▶ **Exercise details**:
Note each line that includes the word "Apache". Copy those lines.

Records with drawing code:
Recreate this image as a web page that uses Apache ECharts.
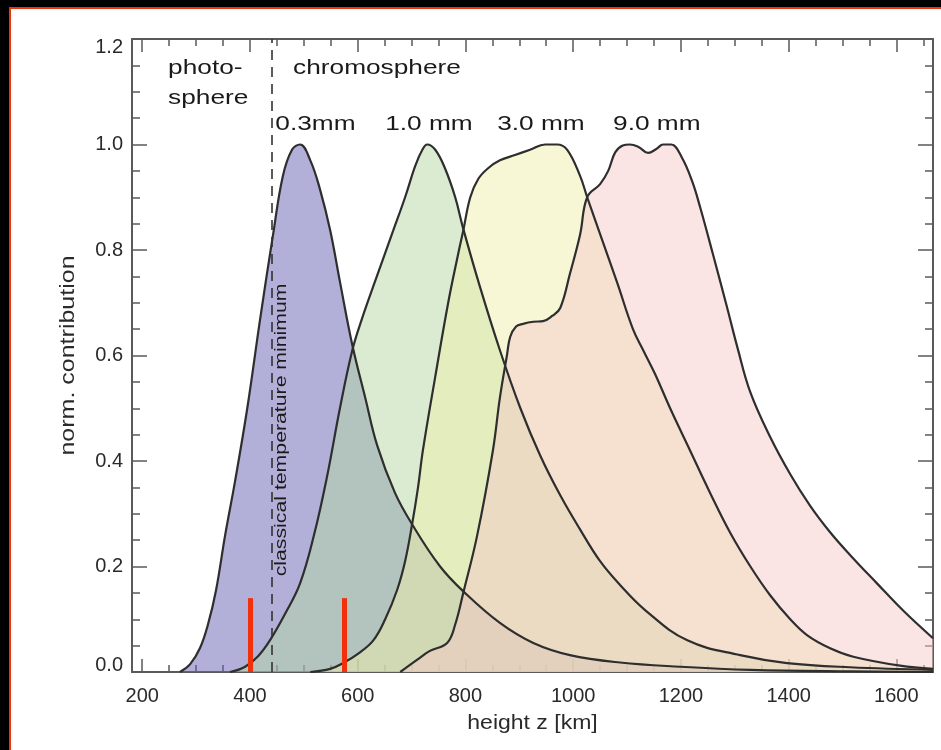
<!DOCTYPE html>
<html>
<head>
<meta charset="utf-8">
<script src="https://cdn.jsdelivr.net/npm/echarts@6/dist/echarts.min.js"></script>
<style>
  html, body { margin: 0; padding: 0; background: #000; }
  #frame {
    position: absolute; left: 9px; top: 7px; width: 932px; height: 743px;
    background: #fff; border-left: 2px solid #ee3311; border-top: 2px solid #ee3311;
    box-sizing: border-box;
  }
  #chart { position: absolute; left: 0; top: 0; width: 941px; height: 750px; }
</style>
</head>
<body>
<div id="frame"></div>
<div id="chart"></div>
<script>
// contribution functions, [height z in km, normalised contribution]
const band03 = [[270,0],[289,0.015],[307,0.045],[322,0.09],[337,0.155],[354,0.26],[372,0.36],[395,0.5],[419,0.67],[443,0.83],[461,0.94],[478,0.99],[493,1.0],[512,0.97],[530,0.915],[549,0.837],[567,0.74],[590,0.62],[614,0.52],[636,0.43],[669,0.34],[701,0.28],[753,0.2],[799,0.15],[864,0.093],[926,0.055],[994,0.032],[1087,0.018],[1199,0.01],[1329,0.004],[1514,0.001],[1668,0]];
const band10 = [[363,0],[391,0.01],[415,0.03],[437,0.06],[465,0.11],[493,0.168],[519,0.26],[543,0.37],[567,0.5],[590,0.61],[608,0.67],[632,0.74],[666,0.837],[688,0.9],[707,0.96],[720,0.99],[729,1.0],[744,0.99],[762,0.955],[781,0.9],[796,0.84],[827,0.73],[864,0.61],[902,0.5],[939,0.41],[976,0.335],[1013,0.27],[1050,0.21],[1087,0.165],[1134,0.117],[1212,0.06],[1310,0.032],[1397,0.017],[1514,0.009],[1668,0.004]];
const band30 = [[512,0],[549,0.006],[573,0.017],[601,0.035],[629,0.06],[651,0.1],[673,0.155],[688,0.21],[701,0.28],[712,0.35],[721,0.42],[744,0.56],[768,0.7],[786,0.79],[796,0.837],[809,0.9],[824,0.935],[842,0.955],[864,0.97],[892,0.98],[920,0.99],[948,1.0],[970,1.0],[989,0.99],[1013,0.94],[1026,0.9],[1050,0.83],[1082,0.737],[1111,0.65],[1130,0.61],[1152,0.565],[1180,0.5],[1217,0.42],[1254,0.34],[1291,0.265],[1329,0.2],[1366,0.145],[1403,0.1],[1434,0.07],[1477,0.045],[1520,0.029],[1607,0.012],[1668,0.006]];
const band90 = [[679,0],[710,0.023],[734,0.04],[766,0.055],[781,0.09],[796,0.15],[822,0.26],[851,0.42],[864,0.52],[877,0.6],[883,0.635],[894,0.655],[907,0.66],[926,0.664],[944,0.665],[961,0.675],[976,0.69],[994,0.755],[1013,0.83],[1026,0.9],[1050,0.925],[1065,0.95],[1078,0.985],[1092,0.998],[1105,1.0],[1122,0.995],[1139,0.984],[1155,0.992],[1167,1.0],[1182,1.0],[1202,0.975],[1221,0.93],[1236,0.88],[1260,0.79],[1286,0.69],[1305,0.615],[1329,0.53],[1366,0.445],[1403,0.375],[1440,0.315],[1477,0.265],[1514,0.222],[1564,0.168],[1613,0.116],[1668,0.064]];

const bandNames = ['0.3mm', '1.0 mm', '3.0 mm', '9.0 mm'];
const xTicks = [200, 400, 600, 800, 1000, 1200, 1400, 1600];
const tempMinZ = 440;          // classical temperature minimum
const redMarksZ = [400, 575];
const redMarkTop = 0.14;

const X_MIN = 181, X_MAX = 1668;
const GRID = { left: 132, right: 8, top: 39, bottom: 78 };
const AXIS_COLOR = '#5a5a5a';
const LINE_COLOR = '#2e2e2e';
const fills = ['rgb(101,95,177)', 'rgb(181,215,165)', 'rgb(239,239,171)', 'rgb(245,201,201)'];
const FONT = '"Liberation Sans", Arial, Helvetica, sans-serif';

// minor ticks every 50 km
const xMinor = [];
for (let z = 200; z <= 1650; z += 50) {
  if (z % 200 !== 0) xMinor.push(z);
}

const chart = echarts.init(document.getElementById('chart'));

function xAxisDef(pos, ticks, len, showLine, showLabel) {
  return {
    type: 'value', min: X_MIN, max: X_MAX, position: pos,
    axisLine: { show: showLine, onZero: false, lineStyle: { color: AXIS_COLOR, width: 2 } },
    axisTick: { show: true, inside: true, length: len, customValues: ticks,
                lineStyle: { color: AXIS_COLOR, width: 1.5 } },
    axisLabel: { show: showLabel, customValues: ticks, margin: 14, fontSize: 20,
                 fontFamily: FONT, color: '#2a2a2a', formatter: function (v) { return String(v); } },
    splitLine: { show: false }
  };
}

function yAxisDef(pos, showLabel) {
  return {
    type: 'value', min: 0, max: 1.2, interval: 0.2, position: pos,
    axisLine: { show: true, onZero: false, lineStyle: { color: AXIS_COLOR, width: 2 } },
    axisTick: { show: true, inside: true, length: 15, lineStyle: { color: AXIS_COLOR, width: 1.5 } },
    minorTick: { show: true, splitNumber: 4, length: 8, lineStyle: { color: AXIS_COLOR, width: 1.5 } },
    splitLine: { show: false },
    axisLabel: {
      show: showLabel, margin: 9, fontSize: 20, fontFamily: FONT, color: '#2a2a2a',
      formatter: function (v) {
        const s = v.toFixed(1);
        if (v > 1.19) return '{top|' + s + '}';
        if (v < 0.01) return '{bot|' + s + '}';
        return s;
      },
      rich: {
        top: { padding: [16, 0, 0, 0], fontSize: 20, fontFamily: FONT, color: '#2a2a2a' },
        bot: { padding: [0, 0, 14, 0], fontSize: 20, fontFamily: FONT, color: '#2a2a2a' }
      }
    }
  };
}

const bands = [band03, band10, band30, band90];

// translucent fills first, outlines on top of all of them
const series = [];
bands.forEach(function (d, i) {
  series.push({
    name: bandNames[i], type: 'line', data: d,
    showSymbol: false, smooth: 0.4,
    lineStyle: { width: 0, opacity: 0 },
    areaStyle: { color: fills[i], opacity: 0.5 },
    z: 2
  });
});
bands.forEach(function (d, i) {
  series.push({
    name: bandNames[i], type: 'line', data: d,
    showSymbol: false, smooth: 0.4,
    lineStyle: { color: LINE_COLOR, width: 2.2 },
    z: 3
  });
});

// dashed temperature-minimum line and red markers
const markData = [[
  { coord: [tempMinZ, 0], lineStyle: { color: '#333', width: 1.6, type: [10, 7] } },
  { coord: [tempMinZ, 1.2] }
]];
redMarksZ.forEach(function (z) {
  markData.push([
    { coord: [z, 0], lineStyle: { color: '#f2300a', width: 5, type: 'solid' } },
    { coord: [z, redMarkTop] }
  ]);
});
series[series.length - 1].markLine = {
  silent: true, symbol: 'none', animation: false, label: { show: false }, data: markData
};

chart.setOption({
  animation: false,
  backgroundColor: 'transparent',
  grid: GRID,
  xAxis: [
    xAxisDef('bottom', xTicks, 13, true, true),
    xAxisDef('bottom', xMinor, 7, false, false),
    xAxisDef('top', xTicks, 13, true, false),
    xAxisDef('top', xMinor, 7, false, false)
  ],
  yAxis: [yAxisDef('left', true), yAxisDef('right', false)],
  series: series
});

// annotations placed in data coordinates
const notes = [
  { text: 'photo-', z: 248, v: 1.145, size: 21, sx: 1.25, align: 'left' },
  { text: 'sphere', z: 248, v: 1.088, size: 21, sx: 1.25, align: 'left' },
  { text: 'chromosphere', z: 480, v: 1.145, size: 21, sx: 1.25, align: 'left' },
  { text: '0.3mm', z: 447, v: 1.039, size: 21, sx: 1.25, align: 'left' },
  { text: '1.0 mm', z: 651, v: 1.039, size: 21, sx: 1.25, align: 'left' },
  { text: '3.0 mm', z: 859, v: 1.039, size: 21, sx: 1.25, align: 'left' },
  { text: '9.0 mm', z: 1074, v: 1.039, size: 21, sx: 1.25, align: 'left' },
  { text: 'classical temperature minimum', z: 458, v: 0.459, size: 17, sx: 1.25, align: 'center', rot: Math.PI / 2 }
];

const graphics = notes.map(function (n) {
  const p = chart.convertToPixel({ xAxisIndex: 0, yAxisIndex: 0 }, [n.z, n.v]);
  return {
    type: 'text', x: p[0], y: p[1], rotation: n.rot || 0, scaleX: n.sx, z: 20,
    style: { text: n.text, font: n.size + 'px ' + FONT, fill: '#1a1a1a',
             align: n.align, verticalAlign: 'middle', textAlign: n.align, textVerticalAlign: 'middle' }
  };
});

// axis titles
const gridMidX = GRID.left + (941 - GRID.left - GRID.right) / 2;
const gridMidY = GRID.top + (750 - GRID.top - GRID.bottom) / 2;
graphics.push({
  type: 'text', x: gridMidX, y: 723, scaleX: 1.15, z: 20,
  style: { text: 'height z [km]', font: '20px ' + FONT, fill: '#2a2a2a',
           align: 'center', verticalAlign: 'middle', textAlign: 'center', textVerticalAlign: 'middle' }
});
graphics.push({
  type: 'text', x: 68, y: gridMidY, rotation: Math.PI / 2, scaleX: 1.25, z: 20,
  style: { text: 'norm. contribution', font: '20px ' + FONT, fill: '#2a2a2a',
           align: 'center', verticalAlign: 'middle', textAlign: 'center', textVerticalAlign: 'middle' }
});

chart.setOption({ graphic: graphics });
</script>
</body>
</html>
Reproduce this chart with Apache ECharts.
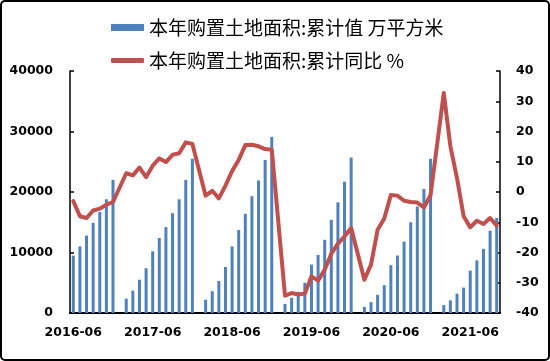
<!DOCTYPE html>
<html>
<head>
<meta charset="utf-8">
<script src="https://cdn.jsdelivr.net/npm/echarts@6/dist/echarts.min.js"></script>
<style>
  html, body { margin: 0; padding: 0; background: #fff; }
  #wrap { position: relative; width: 550px; height: 361px; }
  #chart { position: absolute; left: 0; top: 0; width: 550px; height: 361px; }
  #frame { position: absolute; left: 0; top: 0; width: 550px; height: 361px; box-sizing: border-box;
           border: 2px solid #000; border-radius: 5px; pointer-events: none; }
</style>
</head>
<body>
<div id="wrap"><div id="chart"></div><div id="frame"></div></div>
<script>
// Categories: monthly, 2016-06 to 2021-10 (January has no data)
const categories = [
  '2016-06','2016-07','2016-08','2016-09','2016-10','2016-11','2016-12',
  '2017-01','2017-02','2017-03','2017-04','2017-05','2017-06','2017-07','2017-08','2017-09','2017-10','2017-11','2017-12',
  '2018-01','2018-02','2018-03','2018-04','2018-05','2018-06','2018-07','2018-08','2018-09','2018-10','2018-11','2018-12',
  '2019-01','2019-02','2019-03','2019-04','2019-05','2019-06','2019-07','2019-08','2019-09','2019-10','2019-11','2019-12',
  '2020-01','2020-02','2020-03','2020-04','2020-05','2020-06','2020-07','2020-08','2020-09','2020-10','2020-11','2020-12',
  '2021-01','2021-02','2021-03','2021-04','2021-05','2021-06','2021-07','2021-08','2021-09','2021-10'
];

// 本年购置土地面积:累计值 (万平方米)
const areaCum = [
  9480, 11000, 12800, 14900, 16700, 18800, 22000,
  null, 2370, 3700, 5500, 7400, 10200, 12400, 14200, 16500, 18800, 22000, 25500,
  null, 2200, 3600, 5300, 7600, 11000, 13700, 16400, 19300, 21900, 25300, 29100,
  null, 1500, 2500, 3500, 5000, 8000, 9600, 12100, 15400, 18300, 21700, 25700,
  null, 1000, 1800, 3000, 4600, 7900, 9500, 11800, 15000, 17600, 20500, 25500,
  null, 1300, 2100, 3200, 4200, 7000, 8700, 10600, 13600, 15700
];

// 本年购置土地面积:累计同比 (%)
const areaYoY = [
  -3.0, -8.0, -8.6, -6.1, -5.5, -4.2, -3.3,
  null, 6.2, 5.5, 8.1, 4.9, 8.7, 11.1, 9.9, 12.3, 12.8, 16.4, 15.9,
  null, -1.2, 0.4, -2.1, 2.1, 6.9, 10.6, 15.5, 15.6, 15.1, 14.2, 14.0,
  null, -34.3, -33.4, -33.9, -33.6, -27.9, -29.3, -25.7, -20.4, -17.1, -14.7, -11.9,
  null, -29.0, -24.0, -12.5, -8.8, -1.0, -1.2, -2.9, -3.3, -3.5, -5.1, -1.1,
  null, 32.7, 15.1, 4.6, -8.0, -11.7, -9.5, -10.6, -8.6, -11.1
];

const seriesNames = ['本年购置土地面积:累计值 万平方米', '本年购置土地面积:累计同比 %'];

const axisFont = { fontFamily: 'DejaVu Sans', fontWeight: 'bold', fontSize: 12.5, color: '#000' };
const legendFont = { fontFamily: 'Noto Sans CJK SC', fontSize: 19, color: '#000' };
const plain = function (v) { return String(v); };

const chart = echarts.init(document.getElementById('chart'), null, { renderer: 'canvas' });
chart.setOption({
  animation: false,
  backgroundColor: '#fff',
  grid: { left: 70, right: 50, top: 71, bottom: 48 },
  legend: [
    { data: [seriesNames[0]], left: 111, top: 18, padding: 0, itemWidth: 33, itemHeight: 7,
      icon: 'rect', textStyle: legendFont },
    { data: [seriesNames[1]], left: 111, top: 51, padding: 0, itemWidth: 33, itemHeight: 5,
      icon: 'roundRect', textStyle: legendFont }
  ],
  xAxis: {
    type: 'category',
    data: categories,
    boundaryGap: true,
    axisLine: { lineStyle: { color: '#000', width: 2 } },
    axisTick: { inside: true, interval: 11, length: 4, lineStyle: { color: '#000', width: 1.5 } },
    axisLabel: Object.assign({ interval: 11, margin: 13 }, axisFont),
    splitLine: { show: false }
  },
  yAxis: [
    { type: 'value', min: 0, max: 40000, interval: 10000, position: 'left',
      axisLine: { show: true, lineStyle: { color: '#000', width: 1.5 } },
      axisTick: { show: true, inside: true, length: 4, lineStyle: { color: '#000', width: 1.5 } },
      axisLabel: Object.assign({ margin: 17, formatter: plain }, axisFont),
      splitLine: { show: false } },
    { type: 'value', min: -40, max: 40, interval: 10, position: 'right',
      axisLine: { show: true, lineStyle: { color: '#000', width: 1.5 } },
      axisTick: { show: true, inside: true, length: 4, lineStyle: { color: '#000', width: 1.5 } },
      axisLabel: Object.assign({ margin: 16, formatter: plain }, axisFont),
      splitLine: { show: false } }
  ],
  series: [
    { name: seriesNames[0], type: 'bar', yAxisIndex: 0, data: areaCum, barWidth: 3,
      itemStyle: { color: '#4F81BD' } },
    { name: seriesNames[1], type: 'line', yAxisIndex: 1, data: areaYoY, connectNulls: true,
      showSymbol: false, symbol: 'none', smooth: false,
      lineStyle: { color: '#C0504D', width: 4, join: 'round', cap: 'round' },
      itemStyle: { color: '#C0504D' } }
  ]
});
</script>
</body>
</html>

▶ **Final result**:
Recreate this image as a web page that uses Apache ECharts.
Reproduce this chart with Apache ECharts.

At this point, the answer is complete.